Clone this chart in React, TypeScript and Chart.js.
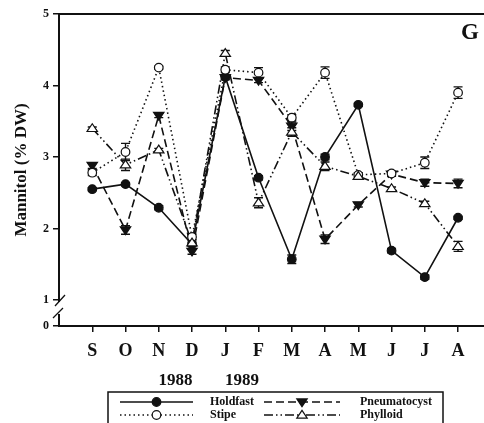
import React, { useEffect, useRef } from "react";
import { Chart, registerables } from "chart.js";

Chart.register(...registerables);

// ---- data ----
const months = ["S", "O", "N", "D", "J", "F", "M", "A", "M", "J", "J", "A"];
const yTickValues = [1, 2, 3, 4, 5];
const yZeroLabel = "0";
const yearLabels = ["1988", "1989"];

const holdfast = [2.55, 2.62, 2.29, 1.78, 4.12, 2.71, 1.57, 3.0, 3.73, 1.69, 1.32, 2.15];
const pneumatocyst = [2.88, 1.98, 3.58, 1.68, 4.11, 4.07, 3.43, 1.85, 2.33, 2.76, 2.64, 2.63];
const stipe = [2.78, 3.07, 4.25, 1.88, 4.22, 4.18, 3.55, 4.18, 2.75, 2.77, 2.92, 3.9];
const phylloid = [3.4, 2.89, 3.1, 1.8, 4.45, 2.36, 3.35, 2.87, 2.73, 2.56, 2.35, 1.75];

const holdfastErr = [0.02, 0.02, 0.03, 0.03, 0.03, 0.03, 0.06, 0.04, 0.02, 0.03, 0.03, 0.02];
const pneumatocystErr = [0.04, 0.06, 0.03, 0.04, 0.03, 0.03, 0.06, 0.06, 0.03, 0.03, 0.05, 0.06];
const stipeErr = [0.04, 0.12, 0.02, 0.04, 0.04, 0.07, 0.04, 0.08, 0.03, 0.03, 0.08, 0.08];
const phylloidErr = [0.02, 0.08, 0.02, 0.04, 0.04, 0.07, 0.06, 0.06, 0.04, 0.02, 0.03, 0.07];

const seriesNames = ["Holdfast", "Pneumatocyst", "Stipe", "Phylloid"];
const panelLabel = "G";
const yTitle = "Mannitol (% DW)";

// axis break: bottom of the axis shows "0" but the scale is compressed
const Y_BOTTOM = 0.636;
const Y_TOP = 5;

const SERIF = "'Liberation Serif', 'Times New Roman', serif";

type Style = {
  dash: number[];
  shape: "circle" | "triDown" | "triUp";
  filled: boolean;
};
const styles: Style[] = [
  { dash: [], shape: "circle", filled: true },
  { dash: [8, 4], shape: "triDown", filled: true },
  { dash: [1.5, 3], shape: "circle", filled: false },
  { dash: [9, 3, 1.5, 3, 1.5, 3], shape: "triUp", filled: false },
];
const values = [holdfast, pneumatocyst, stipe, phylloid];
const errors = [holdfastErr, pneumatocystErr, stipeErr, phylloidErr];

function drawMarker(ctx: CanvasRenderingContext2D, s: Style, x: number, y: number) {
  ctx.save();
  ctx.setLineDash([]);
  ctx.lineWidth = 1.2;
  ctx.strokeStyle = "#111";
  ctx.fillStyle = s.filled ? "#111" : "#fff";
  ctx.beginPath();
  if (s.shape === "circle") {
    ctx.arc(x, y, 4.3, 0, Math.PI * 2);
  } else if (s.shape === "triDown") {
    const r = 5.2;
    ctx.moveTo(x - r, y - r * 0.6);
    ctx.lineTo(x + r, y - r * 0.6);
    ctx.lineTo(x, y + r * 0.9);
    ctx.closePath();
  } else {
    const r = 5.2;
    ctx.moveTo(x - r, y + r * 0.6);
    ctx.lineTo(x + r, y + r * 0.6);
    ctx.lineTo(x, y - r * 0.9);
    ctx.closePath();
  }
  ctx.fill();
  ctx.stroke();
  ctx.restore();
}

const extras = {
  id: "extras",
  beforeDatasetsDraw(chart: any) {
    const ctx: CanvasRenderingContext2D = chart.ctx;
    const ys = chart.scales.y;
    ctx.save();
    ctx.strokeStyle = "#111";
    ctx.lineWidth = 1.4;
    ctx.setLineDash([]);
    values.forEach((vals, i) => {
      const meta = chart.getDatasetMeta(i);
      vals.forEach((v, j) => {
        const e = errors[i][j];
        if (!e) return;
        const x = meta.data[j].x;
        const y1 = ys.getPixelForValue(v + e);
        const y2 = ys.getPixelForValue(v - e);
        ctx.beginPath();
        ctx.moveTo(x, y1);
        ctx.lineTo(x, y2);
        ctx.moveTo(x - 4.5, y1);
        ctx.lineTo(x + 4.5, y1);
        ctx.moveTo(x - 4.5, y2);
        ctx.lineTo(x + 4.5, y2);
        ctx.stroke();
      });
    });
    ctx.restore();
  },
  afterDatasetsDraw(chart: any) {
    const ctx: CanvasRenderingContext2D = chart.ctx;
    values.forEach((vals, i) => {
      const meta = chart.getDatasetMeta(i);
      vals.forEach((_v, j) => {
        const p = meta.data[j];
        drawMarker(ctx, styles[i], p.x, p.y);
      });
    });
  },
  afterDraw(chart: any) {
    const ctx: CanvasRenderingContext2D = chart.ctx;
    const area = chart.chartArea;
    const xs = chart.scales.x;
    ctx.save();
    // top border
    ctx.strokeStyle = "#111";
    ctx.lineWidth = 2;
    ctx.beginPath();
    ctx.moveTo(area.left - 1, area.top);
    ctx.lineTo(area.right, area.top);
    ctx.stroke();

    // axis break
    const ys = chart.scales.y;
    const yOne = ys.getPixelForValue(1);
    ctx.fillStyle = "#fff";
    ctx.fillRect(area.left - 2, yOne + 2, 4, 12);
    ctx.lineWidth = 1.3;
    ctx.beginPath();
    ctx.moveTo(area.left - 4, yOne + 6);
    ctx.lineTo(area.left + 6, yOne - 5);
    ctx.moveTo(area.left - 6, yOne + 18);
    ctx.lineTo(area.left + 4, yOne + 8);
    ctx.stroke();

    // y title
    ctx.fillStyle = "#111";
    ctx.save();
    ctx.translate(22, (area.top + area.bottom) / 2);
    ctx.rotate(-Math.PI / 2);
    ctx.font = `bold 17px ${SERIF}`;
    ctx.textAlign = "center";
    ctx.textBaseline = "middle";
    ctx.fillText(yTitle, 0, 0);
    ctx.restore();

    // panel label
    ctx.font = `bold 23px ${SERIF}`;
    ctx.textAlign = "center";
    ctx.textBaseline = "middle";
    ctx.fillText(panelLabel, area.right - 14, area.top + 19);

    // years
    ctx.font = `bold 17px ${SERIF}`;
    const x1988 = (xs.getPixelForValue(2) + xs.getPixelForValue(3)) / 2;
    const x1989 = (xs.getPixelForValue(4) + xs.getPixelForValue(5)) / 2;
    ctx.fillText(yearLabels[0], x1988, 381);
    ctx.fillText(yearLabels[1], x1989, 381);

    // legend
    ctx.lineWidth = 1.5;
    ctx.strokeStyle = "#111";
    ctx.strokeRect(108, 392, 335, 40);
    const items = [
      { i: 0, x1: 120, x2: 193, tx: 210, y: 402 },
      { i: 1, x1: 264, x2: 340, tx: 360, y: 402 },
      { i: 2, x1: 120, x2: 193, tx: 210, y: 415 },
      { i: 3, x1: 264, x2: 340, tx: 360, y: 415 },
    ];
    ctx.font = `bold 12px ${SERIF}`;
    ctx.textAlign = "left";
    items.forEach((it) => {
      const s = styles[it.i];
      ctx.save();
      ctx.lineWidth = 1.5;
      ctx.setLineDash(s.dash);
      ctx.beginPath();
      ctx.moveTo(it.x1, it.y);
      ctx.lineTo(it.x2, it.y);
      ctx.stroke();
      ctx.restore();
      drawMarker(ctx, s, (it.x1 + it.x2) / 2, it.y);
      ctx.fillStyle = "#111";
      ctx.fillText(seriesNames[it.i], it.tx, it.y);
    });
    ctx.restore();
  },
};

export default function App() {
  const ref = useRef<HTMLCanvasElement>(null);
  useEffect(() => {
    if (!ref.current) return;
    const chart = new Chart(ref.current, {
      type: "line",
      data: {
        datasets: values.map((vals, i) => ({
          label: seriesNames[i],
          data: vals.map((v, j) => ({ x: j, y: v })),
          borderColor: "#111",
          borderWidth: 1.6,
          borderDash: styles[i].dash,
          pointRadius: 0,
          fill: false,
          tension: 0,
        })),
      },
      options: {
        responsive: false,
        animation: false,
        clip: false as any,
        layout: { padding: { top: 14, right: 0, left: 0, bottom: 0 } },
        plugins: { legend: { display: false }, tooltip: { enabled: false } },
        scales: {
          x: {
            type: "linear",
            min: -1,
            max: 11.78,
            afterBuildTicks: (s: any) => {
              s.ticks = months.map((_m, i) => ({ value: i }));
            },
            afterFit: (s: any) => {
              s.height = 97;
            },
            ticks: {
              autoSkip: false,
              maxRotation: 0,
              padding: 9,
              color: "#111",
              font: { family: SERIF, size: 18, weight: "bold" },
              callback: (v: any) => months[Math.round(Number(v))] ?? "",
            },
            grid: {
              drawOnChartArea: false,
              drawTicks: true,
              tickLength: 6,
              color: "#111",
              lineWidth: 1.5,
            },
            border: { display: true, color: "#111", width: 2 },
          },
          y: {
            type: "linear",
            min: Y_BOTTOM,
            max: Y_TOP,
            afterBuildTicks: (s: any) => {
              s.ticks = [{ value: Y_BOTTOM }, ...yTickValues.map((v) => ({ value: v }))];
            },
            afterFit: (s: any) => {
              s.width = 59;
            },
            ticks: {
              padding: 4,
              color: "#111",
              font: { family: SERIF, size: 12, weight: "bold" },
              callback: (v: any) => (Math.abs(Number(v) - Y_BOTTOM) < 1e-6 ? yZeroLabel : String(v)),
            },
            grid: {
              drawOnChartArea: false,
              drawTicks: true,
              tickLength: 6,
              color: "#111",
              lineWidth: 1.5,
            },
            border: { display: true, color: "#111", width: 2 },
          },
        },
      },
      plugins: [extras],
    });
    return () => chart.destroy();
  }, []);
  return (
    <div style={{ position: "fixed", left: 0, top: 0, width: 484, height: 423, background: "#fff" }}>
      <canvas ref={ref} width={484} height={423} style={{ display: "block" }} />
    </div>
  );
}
◇ ◇ ◇
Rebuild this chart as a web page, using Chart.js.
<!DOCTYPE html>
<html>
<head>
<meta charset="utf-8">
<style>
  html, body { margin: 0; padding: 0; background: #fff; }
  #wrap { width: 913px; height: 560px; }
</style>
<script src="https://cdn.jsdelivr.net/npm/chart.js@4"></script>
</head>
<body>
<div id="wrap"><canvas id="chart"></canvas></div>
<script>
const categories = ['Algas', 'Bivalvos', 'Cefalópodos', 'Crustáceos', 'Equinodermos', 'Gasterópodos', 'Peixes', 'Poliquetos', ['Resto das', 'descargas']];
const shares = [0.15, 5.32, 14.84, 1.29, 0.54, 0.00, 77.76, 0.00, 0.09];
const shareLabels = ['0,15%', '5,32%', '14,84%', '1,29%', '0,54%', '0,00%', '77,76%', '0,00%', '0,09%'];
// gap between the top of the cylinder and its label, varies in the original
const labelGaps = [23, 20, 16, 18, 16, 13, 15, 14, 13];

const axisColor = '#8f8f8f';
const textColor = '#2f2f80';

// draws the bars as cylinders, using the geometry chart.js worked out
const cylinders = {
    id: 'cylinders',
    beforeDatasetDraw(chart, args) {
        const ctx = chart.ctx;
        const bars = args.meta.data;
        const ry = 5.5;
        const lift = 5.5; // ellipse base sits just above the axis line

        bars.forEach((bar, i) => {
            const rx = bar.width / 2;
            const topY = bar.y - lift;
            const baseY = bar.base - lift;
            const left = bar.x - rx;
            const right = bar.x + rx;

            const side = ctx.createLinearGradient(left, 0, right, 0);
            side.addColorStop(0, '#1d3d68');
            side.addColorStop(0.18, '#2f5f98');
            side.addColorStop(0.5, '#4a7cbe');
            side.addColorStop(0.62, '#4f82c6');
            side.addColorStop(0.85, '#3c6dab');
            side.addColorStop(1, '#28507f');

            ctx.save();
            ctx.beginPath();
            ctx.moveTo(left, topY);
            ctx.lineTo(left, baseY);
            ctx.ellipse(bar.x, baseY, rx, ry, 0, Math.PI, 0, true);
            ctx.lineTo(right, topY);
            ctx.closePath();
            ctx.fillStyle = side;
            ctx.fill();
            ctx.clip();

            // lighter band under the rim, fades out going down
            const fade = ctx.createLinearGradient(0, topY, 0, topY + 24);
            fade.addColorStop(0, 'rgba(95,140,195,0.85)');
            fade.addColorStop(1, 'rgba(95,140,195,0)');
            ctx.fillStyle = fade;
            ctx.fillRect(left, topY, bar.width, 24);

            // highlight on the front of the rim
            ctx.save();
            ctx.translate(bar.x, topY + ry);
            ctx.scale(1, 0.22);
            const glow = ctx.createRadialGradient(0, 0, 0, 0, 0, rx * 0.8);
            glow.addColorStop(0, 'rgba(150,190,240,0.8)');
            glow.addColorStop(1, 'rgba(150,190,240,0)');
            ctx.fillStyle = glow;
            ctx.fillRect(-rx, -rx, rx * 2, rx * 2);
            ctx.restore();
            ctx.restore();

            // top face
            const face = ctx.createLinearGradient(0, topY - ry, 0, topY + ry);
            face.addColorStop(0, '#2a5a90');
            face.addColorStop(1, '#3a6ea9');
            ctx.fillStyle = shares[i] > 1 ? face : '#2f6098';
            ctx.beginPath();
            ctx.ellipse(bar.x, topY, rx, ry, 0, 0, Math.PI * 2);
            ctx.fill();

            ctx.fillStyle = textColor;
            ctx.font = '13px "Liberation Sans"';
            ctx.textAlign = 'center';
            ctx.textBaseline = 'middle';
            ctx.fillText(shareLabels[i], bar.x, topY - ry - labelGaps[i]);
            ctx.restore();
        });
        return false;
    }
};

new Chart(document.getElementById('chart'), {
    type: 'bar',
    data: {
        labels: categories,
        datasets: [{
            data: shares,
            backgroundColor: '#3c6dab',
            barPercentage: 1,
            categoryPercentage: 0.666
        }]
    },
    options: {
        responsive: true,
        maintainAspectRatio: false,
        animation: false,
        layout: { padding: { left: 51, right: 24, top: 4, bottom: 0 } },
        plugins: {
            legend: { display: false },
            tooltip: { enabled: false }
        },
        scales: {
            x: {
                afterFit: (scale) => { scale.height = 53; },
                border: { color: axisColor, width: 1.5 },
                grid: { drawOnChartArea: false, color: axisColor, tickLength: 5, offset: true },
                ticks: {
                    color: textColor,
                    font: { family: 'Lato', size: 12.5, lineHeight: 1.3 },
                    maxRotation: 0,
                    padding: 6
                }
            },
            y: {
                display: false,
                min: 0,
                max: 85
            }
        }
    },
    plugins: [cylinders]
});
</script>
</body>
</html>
◇ ◇ ◇
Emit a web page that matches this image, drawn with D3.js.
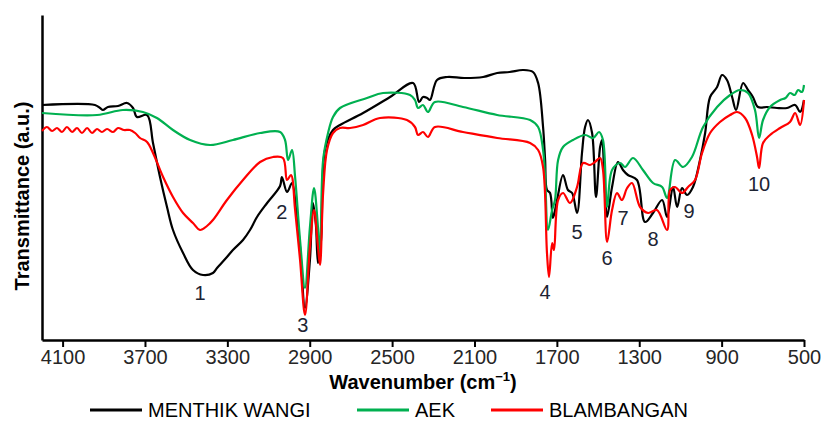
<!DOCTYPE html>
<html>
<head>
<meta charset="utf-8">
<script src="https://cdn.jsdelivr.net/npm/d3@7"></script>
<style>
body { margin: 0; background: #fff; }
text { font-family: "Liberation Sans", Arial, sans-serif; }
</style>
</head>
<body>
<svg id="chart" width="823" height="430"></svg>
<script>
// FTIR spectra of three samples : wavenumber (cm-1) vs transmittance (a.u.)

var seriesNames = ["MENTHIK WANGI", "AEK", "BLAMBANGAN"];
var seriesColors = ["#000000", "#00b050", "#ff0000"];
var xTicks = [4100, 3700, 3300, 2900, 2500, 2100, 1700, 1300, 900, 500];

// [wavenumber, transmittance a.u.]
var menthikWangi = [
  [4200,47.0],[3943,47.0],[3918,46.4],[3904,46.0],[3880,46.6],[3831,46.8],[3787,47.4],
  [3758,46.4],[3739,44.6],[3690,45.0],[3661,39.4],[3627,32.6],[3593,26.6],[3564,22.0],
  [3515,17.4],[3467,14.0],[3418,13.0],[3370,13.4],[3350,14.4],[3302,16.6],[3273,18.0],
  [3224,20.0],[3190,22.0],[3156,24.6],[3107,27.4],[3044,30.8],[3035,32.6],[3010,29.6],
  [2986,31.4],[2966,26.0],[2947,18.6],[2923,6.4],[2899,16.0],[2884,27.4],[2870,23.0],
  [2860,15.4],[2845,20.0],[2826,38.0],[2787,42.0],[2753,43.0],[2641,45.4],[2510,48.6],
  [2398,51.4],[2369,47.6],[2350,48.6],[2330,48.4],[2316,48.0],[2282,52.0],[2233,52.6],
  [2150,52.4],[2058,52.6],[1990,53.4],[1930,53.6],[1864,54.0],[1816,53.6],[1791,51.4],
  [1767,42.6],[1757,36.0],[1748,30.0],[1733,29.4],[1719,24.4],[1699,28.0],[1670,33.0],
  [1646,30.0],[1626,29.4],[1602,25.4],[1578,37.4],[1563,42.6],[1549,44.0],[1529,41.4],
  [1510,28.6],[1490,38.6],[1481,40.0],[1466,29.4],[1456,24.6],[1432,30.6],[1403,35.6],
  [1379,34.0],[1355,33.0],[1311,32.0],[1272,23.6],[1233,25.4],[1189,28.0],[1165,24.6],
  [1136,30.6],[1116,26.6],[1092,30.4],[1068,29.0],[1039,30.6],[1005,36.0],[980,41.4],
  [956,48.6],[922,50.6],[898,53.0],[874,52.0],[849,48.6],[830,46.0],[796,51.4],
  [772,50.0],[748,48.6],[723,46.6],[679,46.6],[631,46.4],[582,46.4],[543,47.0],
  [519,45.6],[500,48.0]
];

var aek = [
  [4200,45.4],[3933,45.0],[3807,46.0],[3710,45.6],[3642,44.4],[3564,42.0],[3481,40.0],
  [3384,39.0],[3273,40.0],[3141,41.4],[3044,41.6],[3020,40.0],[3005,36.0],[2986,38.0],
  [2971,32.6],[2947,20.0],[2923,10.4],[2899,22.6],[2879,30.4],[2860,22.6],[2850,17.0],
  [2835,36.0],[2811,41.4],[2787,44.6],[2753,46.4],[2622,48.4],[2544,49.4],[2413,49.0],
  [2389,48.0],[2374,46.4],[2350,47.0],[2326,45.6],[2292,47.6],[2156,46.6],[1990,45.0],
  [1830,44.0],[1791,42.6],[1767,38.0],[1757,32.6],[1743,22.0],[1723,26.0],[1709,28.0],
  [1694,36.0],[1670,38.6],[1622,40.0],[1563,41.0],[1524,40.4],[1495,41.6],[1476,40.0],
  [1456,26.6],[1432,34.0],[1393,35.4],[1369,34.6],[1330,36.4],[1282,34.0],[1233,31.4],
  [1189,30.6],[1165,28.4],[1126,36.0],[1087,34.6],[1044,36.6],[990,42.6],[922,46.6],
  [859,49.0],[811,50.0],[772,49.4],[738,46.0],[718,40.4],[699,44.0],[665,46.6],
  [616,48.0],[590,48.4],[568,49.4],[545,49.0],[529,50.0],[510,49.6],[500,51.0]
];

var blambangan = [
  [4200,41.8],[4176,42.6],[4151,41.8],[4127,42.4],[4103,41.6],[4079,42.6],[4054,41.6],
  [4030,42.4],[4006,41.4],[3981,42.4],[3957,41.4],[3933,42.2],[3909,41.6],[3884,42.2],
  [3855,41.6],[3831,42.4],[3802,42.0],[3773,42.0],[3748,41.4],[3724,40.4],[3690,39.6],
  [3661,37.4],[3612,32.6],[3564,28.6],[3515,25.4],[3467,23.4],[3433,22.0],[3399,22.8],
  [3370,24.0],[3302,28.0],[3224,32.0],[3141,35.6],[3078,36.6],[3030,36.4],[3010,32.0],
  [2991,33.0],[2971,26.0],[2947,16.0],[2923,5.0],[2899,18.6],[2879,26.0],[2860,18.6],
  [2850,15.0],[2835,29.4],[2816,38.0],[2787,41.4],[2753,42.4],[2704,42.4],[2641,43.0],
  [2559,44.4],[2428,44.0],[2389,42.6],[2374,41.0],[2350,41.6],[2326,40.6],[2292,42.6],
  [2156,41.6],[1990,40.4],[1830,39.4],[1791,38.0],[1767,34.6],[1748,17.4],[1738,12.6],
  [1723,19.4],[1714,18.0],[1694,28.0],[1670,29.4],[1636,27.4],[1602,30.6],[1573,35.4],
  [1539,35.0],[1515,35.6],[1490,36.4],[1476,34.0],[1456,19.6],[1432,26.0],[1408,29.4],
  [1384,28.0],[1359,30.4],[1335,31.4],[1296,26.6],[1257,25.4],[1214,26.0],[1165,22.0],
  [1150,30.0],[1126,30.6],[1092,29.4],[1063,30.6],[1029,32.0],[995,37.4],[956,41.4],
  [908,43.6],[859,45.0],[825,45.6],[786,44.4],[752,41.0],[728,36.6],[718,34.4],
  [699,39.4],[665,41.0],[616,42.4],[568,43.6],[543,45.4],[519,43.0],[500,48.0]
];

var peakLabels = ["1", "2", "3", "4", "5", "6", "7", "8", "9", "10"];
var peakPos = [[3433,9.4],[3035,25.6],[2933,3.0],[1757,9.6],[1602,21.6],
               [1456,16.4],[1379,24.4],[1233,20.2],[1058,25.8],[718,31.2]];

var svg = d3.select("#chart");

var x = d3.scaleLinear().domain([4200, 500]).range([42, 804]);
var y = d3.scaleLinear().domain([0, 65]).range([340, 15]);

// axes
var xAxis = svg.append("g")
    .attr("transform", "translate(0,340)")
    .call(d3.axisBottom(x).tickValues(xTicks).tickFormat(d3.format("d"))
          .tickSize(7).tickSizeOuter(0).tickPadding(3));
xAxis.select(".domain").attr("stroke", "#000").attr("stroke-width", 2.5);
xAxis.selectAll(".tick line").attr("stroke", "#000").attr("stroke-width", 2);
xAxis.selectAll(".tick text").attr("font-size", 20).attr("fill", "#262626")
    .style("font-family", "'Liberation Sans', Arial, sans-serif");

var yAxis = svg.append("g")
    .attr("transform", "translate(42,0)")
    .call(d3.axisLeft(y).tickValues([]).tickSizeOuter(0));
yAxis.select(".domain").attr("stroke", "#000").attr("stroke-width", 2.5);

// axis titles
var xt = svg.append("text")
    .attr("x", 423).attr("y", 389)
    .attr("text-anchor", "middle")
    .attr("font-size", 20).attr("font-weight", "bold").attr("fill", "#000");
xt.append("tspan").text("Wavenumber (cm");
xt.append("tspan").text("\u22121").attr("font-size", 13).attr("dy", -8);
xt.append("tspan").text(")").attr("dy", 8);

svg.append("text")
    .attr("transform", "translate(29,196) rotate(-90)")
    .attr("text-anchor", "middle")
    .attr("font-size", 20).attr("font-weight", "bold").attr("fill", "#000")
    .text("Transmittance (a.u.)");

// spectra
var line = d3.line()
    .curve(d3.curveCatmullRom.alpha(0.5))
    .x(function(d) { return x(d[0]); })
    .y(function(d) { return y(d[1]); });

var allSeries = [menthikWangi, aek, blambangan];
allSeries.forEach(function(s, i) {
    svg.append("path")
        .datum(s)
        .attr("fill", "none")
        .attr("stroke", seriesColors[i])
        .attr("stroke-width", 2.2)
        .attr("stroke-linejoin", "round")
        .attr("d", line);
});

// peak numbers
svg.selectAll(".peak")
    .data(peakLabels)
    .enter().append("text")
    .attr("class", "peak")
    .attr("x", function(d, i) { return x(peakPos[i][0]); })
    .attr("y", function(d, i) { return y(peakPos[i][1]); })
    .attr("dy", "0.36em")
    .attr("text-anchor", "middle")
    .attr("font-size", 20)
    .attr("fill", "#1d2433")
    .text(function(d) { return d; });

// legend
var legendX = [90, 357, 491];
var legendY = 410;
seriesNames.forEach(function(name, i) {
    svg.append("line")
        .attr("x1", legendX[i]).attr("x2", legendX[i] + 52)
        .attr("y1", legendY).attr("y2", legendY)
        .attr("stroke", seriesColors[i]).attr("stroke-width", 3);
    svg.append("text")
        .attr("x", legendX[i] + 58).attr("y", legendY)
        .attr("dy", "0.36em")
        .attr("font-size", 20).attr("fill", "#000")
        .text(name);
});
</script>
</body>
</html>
◇ ◇ ◇
• _Task to carry out_: Find every line that holds "using" and copy it.

• _Task answer_:
Rebuild this chart as a web page, using Chart.js.
// draws the bars as cylinders, using the geometry chart.js worked out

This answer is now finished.